What Is Data Science?

What is data science, and how is it different from statistics or spreadsheet work?

What kind of work will this course prepare you to do?

What LLMs Do

What does an LLM do when I ask it to write Python code?

Why does it matter that LLMs do not actually understand data?

The Costs of LLMs

What are the environmental and labor costs of using LLM tools?

What This Course Does Not Do

What should I not use an LLM for in a research context?

Check Understanding

A classmate says LLMs "understand" data because they can write correct code. What is wrong with this claim, and what evidence would help you explain the difference?

LLMs predict plausible text based on patterns in their training data. They produce code that looks correct because they have seen many similar examples, not because they understand what the code does. To prove this, ask an LLM a question about a dataset and include a false column name in the prompt. The LLM will use that column name without questioning it, because it cannot see the data.

You ask an LLM to compute the average temperature in a dataset and it returns 2847.3. You expected a number between -30 and 45. List two things you would check before running the code again.

First, check whether the LLM used the correct column: it may have computed the average of a year or station identifier instead of a temperature. Second, check the units: some temperature datasets store values in hundredths of a degree Celsius (so 2847 means 28.47) or use Kelvin instead of Celsius. Ask the LLM "what units did you assume for the temperature column?" before trusting any number.
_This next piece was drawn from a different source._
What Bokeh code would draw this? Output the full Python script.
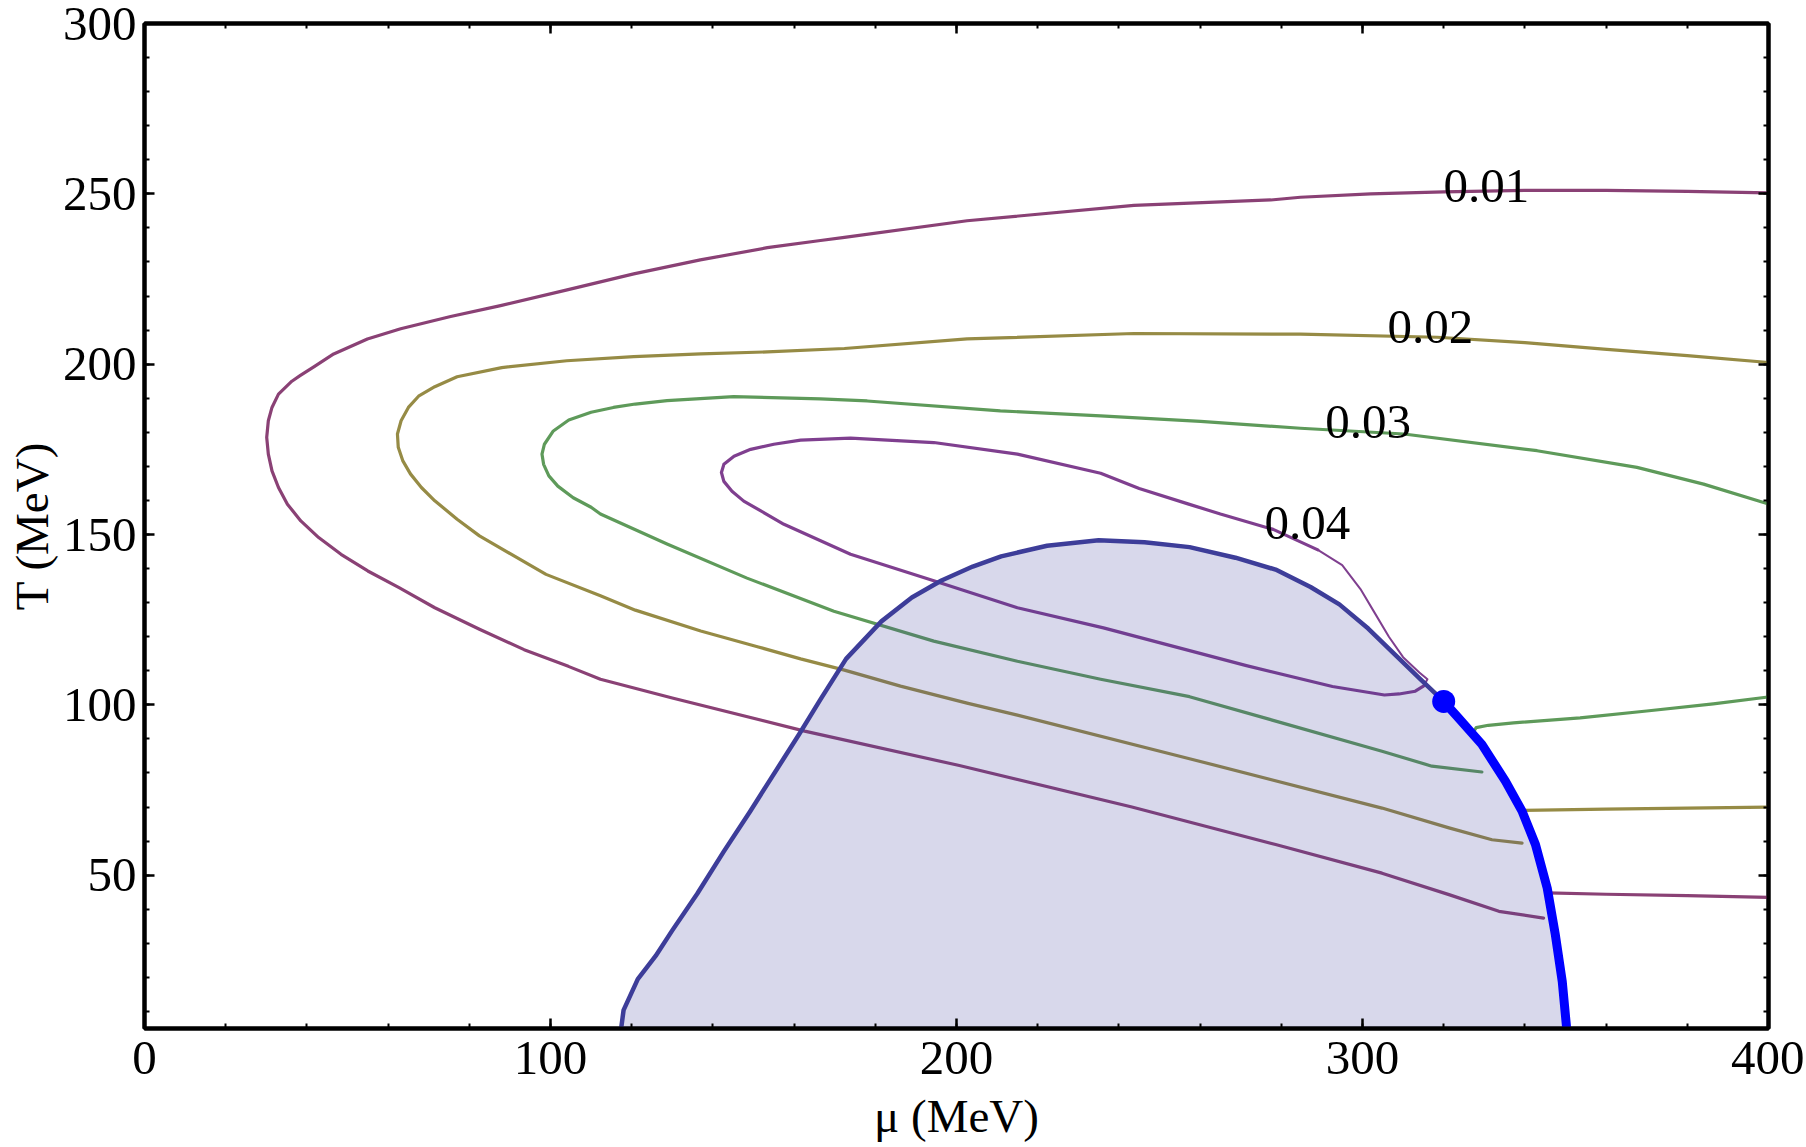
import numpy as np
from bokeh.plotting import figure
from bokeh.models import Range1d, LinearAxis, FixedTicker, ColumnDataSource, Title
from bokeh.embed import file_html
from bokeh.resources import INLINE
from bokeh.core.properties import value

# ---------------- data ----------------
x_ticks = [0, 100, 200, 300, 400]
x_minor = list(range(0, 401, 20))
y_ticks = [50, 100, 150, 200, 250, 300]
y_minor = list(range(10, 301, 10))

# contour 0.01
mu01 = [400, 380, 360, 340, 320, 302, 284.7, 277.4, 243.7, 202.6, 172.4, 166.5, 153.4, 136.9, 120.5,
        104.1, 87.7, 75.4, 63.1, 54.9, 46.6, 41.8, 38.4, 36.3, 33, 31.4, 30.5, 30.1, 30.5, 31.4, 33,
        35.2, 38.5, 42.9, 48.4, 55, 62.7, 71.5, 82.5, 93.5, 104.4, 112.3, 130, 162.6, 200.7, 243.2,
        278.6, 304.8, 321.3, 333.6, 344.6]
T01 = [250.3, 250.7, 251.0, 251.0, 250.6, 250.0, 249.0, 248.2, 246.6, 242.1, 237.2, 236.3, 234.2, 230.6,
       226.5, 221.8, 217.2, 214.0, 210.4, 207.4, 203.0, 199.3, 196.7, 195.0, 191.2, 187.3, 183.4, 178.5,
       173.6, 168.7, 163.8, 158.9, 154.0, 149.1, 144.2, 139.3, 134.4, 128.5, 122.2, 116.2, 111.3, 107.5,
       102.0, 92.3, 82.2, 70.0, 59.0, 50.6, 44.3, 39.4, 37.4]
mu01r = [345.5, 360, 380, 399.9]
T01r = [44.8, 44.4, 44.0, 43.5]

# contour 0.02
mu02 = [400, 380, 359.4, 340, 318.4, 284.7, 243.7, 202.6, 172.4, 153.4, 137, 120.5, 104, 88, 77, 71.5,
        67.5, 65, 63.2, 62.3, 62.5, 63.6, 65.5, 68.2, 71.5, 77, 82.5, 98.9, 112.3, 120.9, 137, 151.2,
        161.6, 172.4, 186.2, 202.6, 215, 257.4, 304.8, 321.3, 331.9, 339.3]
T02 = [200.5, 202.5, 204.4, 206.3, 207.9, 208.8, 209.0, 207.4, 204.6, 203.6, 203.0, 202.2, 201.0, 199.0,
       196.3, 193.4, 190.6, 187.3, 183.4, 179.5, 175.6, 171.7, 167.8, 163.8, 159.9, 154.5, 149.6, 138.3,
       132.0, 127.8, 121.7, 117.0, 113.5, 110.2, 105.5, 100.5, 97.0, 84.2, 69.7, 63.9, 60.4, 59.4]
mu02r = [339.3, 360, 380, 399.9]
T02r = [69.0, 69.4, 69.7, 70.0]

# contour 0.03
mu03 = [400, 398.8, 384, 367.6, 343, 310.2, 284.7, 260.1, 235.5, 210.8, 178, 166.5, 145.1, 128.7, 120.9,
        115.5, 110, 104.5, 100.7, 98.5, 97.9, 98.3, 99.6, 101.8, 105.6, 110, 112.3, 128.7, 148.4, 169.8,
        194.4, 215, 235.5, 257.4, 304.8, 317.1, 329.4]
T03 = [159.0, 159.4, 164.8, 169.7, 174.6, 179.5, 181.2, 183.2, 184.8, 186.3, 189.2, 189.8, 190.5, 189.3,
       188.3, 187.3, 185.9, 183.6, 180.4, 176.5, 173.6, 170.6, 167.2, 164.2, 160.8, 158.0, 156.0, 147.2,
       137.2, 127.5, 118.7, 112.8, 107.5, 102.4, 86.4, 82.0, 80.3]
mu03r = [329, 327, 328, 331, 337.2, 353.6, 370, 386.4, 399.9]
T03r = [88.8, 91.5, 93.3, 94.0, 94.7, 96.2, 98.2, 100.3, 102.3]

# contour 0.04 (thick loop and thin upper-right tail)
mu04 = [315, 313, 309, 305.4, 292.6, 271.4, 236.2, 215, 194.4, 173.9, 157.5, 151.7, 147.6, 144.7, 142.7,
        142.1, 142.7, 145.2, 149.3, 155, 161.6, 173.9, 194.4, 215, 235.5, 245, 257, 265, 278, 289]
T04 = [105.5, 104.0, 103.2, 102.9, 105.4, 111.5, 122.6, 128.5, 136.4, 144.2, 153.0, 157.0, 159.8, 162.7,
       165.6, 168.2, 170.6, 173.0, 175.0, 176.5, 177.7, 178.3, 177.0, 173.6, 168.0, 163.5, 159.0, 156.0,
       151.5, 145.5]
mu04t = [289, 295, 299.5, 303, 306.5, 310, 314, 316, 315]
T04t = [145.5, 141.0, 134.0, 127.0, 120.0, 114.0, 109.5, 107.5, 105.5]

# boundary of the shaded region (from the bottom-left up to the critical point)
bmu = [117.4, 118, 121.5, 125.9, 130, 136.1, 142.7, 149.2, 161.2, 166.5, 172.8, 181.5, 189, 196.3, 204,
       211, 222.3, 235, 246.3, 257.4, 268.7, 278.6, 287.2, 294.3, 301.4, 308.2, 314.3, 320]
bT = [5, 10.4, 19.5, 26.3, 33.8, 44.5, 57, 68.8, 91.3, 101.6, 113.5, 124.5, 131.5, 136.5, 140.6, 143.6,
      146.7, 148.3, 147.7, 146.3, 143.2, 139.7, 134.6, 129.5, 122.4, 114.5, 107.5, 101]

# first-order transition line (thick blue)
pmu = [320, 323.6, 329.4, 335.2, 339.3, 342.6, 345.5, 347.5, 349.2, 350.2, 350.4]
pT = [101, 96.2, 88.4, 77.6, 68.8, 59, 46.2, 32.5, 18.8, 6.1, 3]

# critical point
cp_mu = [320]
cp_T = [101]

# contour labels
lab_text = ["0.01", "0.02", "0.03", "0.04"]
lab_mu = [330.5, 316.7, 301.4, 286.4]
lab_T = [252.4, 210.8, 182.9, 153.5]

c01 = "#8a4175"
c02 = "#968b45"
c03 = "#5e9a5a"
c04 = "#7f3f8f"
navy = "#3d3d99"
FONT = "Liberation Serif"

# ---------------- figure ----------------
p = figure(frame_width=1624, frame_height=1005,
           min_border_left=144, min_border_right=36, min_border_top=23, min_border_bottom=117,
           x_range=Range1d(0, 400), y_range=Range1d(5, 300),
           output_backend="svg", toolbar_location=None,
           background_fill_color="white", border_fill_color="white")
p.xgrid.visible = False
p.ygrid.visible = False
p.outline_line_color = "black"
p.outline_line_width = 4


def style(ax, ticks, minor, labels=True):
    ax.ticker = FixedTicker(ticks=ticks, minor_ticks=minor)
    ax.axis_line_width = 4
    ax.axis_line_color = "black"
    ax.major_tick_in = 10
    ax.major_tick_out = 0
    ax.minor_tick_in = 5
    ax.minor_tick_out = 0
    ax.major_tick_line_width = 2.5
    ax.minor_tick_line_width = 2
    ax.major_tick_line_color = "black"
    ax.minor_tick_line_color = "black"
    ax.major_label_text_font = FONT
    ax.major_label_text_font_size = "49px"
    ax.major_label_text_color = "black"
    ax.axis_label_text_font = FONT
    ax.axis_label_text_font_size = "47px"
    ax.axis_label_text_font_style = "normal"
    ax.axis_label_text_color = "black"
    if not labels:
        ax.major_label_overrides = {t: "" for t in ticks}


style(p.xaxis[0], x_ticks, x_minor)
p.xaxis[0].major_label_standoff = 13
p.xaxis[0].axis_label = "\u03bc (MeV)"
p.xaxis[0].axis_label_standoff = 13
style(p.yaxis[0], y_ticks, y_minor)
p.yaxis[0].major_label_standoff = 8

# y-axis title as a side-panel title, vertically centred on the frame
p.add_layout(Title(text="T (MeV)", align="center", vertical_align="middle", standoff=2,
                   text_font=FONT, text_font_size="47px", text_font_style="normal",
                   text_color="black"), "left")

top = LinearAxis()
style(top, x_ticks, x_minor, labels=False)
p.add_layout(top, "above")
right = LinearAxis()
style(right, y_ticks, y_minor, labels=False)
p.add_layout(right, "right")

# contour lines
lw = 3.2
for xs, ys, col in [(mu01, T01, c01), (mu01r, T01r, c01), (mu02, T02, c02), (mu02r, T02r, c02),
                    (mu03, T03, c03), (mu03r, T03r, c03), (mu04, T04, c04)]:
    p.line(xs, ys, line_color=col, line_width=lw, line_join="round", line_cap="round")
p.line(mu04t, T04t, line_color=c04, line_width=2, line_join="round", line_cap="round")

# shaded region (translucent fill over the contours)
poly_x = bmu + pmu[1:]
poly_y = bT + pT[1:]
p.patch(poly_x, poly_y, fill_color=navy, fill_alpha=0.2, line_color=None)
p.line(bmu, bT, line_color=navy, line_width=4.5, line_join="round")
p.line(pmu, pT, line_color=navy, line_width=4.5, line_join="round")

# first-order line and critical point
p.line(pmu, pT, line_color="#0000ff", line_width=9, line_join="round", line_cap="round")
p.scatter(cp_mu, cp_T, size=23, fill_color="#0000ff", line_color=None)

# contour labels
src = ColumnDataSource(dict(x=lab_mu, y=lab_T, t=lab_text))
p.text(x="x", y="y", text="t", source=src, text_font=value(FONT), text_font_size="49px",
       text_align="center", text_baseline="alphabetic", text_color="black")

open("out.html", "w").write(file_html(p, INLINE))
Why is saving an analysis as a Python script more reproducible than saving it as a spreadsheet?

A Python script records every step: which file was read, which rows were filtered, which formula was applied, in which order. Anyone can re-run the script and get the same result. A spreadsheet mixes data, formulas, and results in the same cells , making it easy to overwrite a value without any record of the change, and hard to verify that the visible numbers follow from the raw data.

Name one situation where using an LLM to write code is worth its environmental cost, and one where it probably is not.

Worth the cost: automating a well-understood, repetitive task such as reading fifty CSV files in the same format and combining them into one table. Probably not worth it: asking an LLM to interpret what your results mean or to decide which statistical test suits your research design, because those are exactly the judgments you need to practice to become a competent researcher.

Exercises

Map the Workflow

Draw a flowchart of the prompt-check-run-interpret loop that this course uses in every session. Label each step with one question you should ask yourself before moving to the next step.

Find the Deskilling Risk

Think of one task you already use an LLM for regularly, such as searching for references, summarizing papers, or writing emails. Write a paragraph describing how you would do that task without the LLM for one week, and what you expect you would notice.

Read a Methods Section

Find a published paper in your field that includes a "data analysis" or "methods" section. Write down every software tool, cleaning step, or statistical procedure the authors mention. Identify one step where an LLM could have helped, and one where relying on it uncritically could have introduced an error.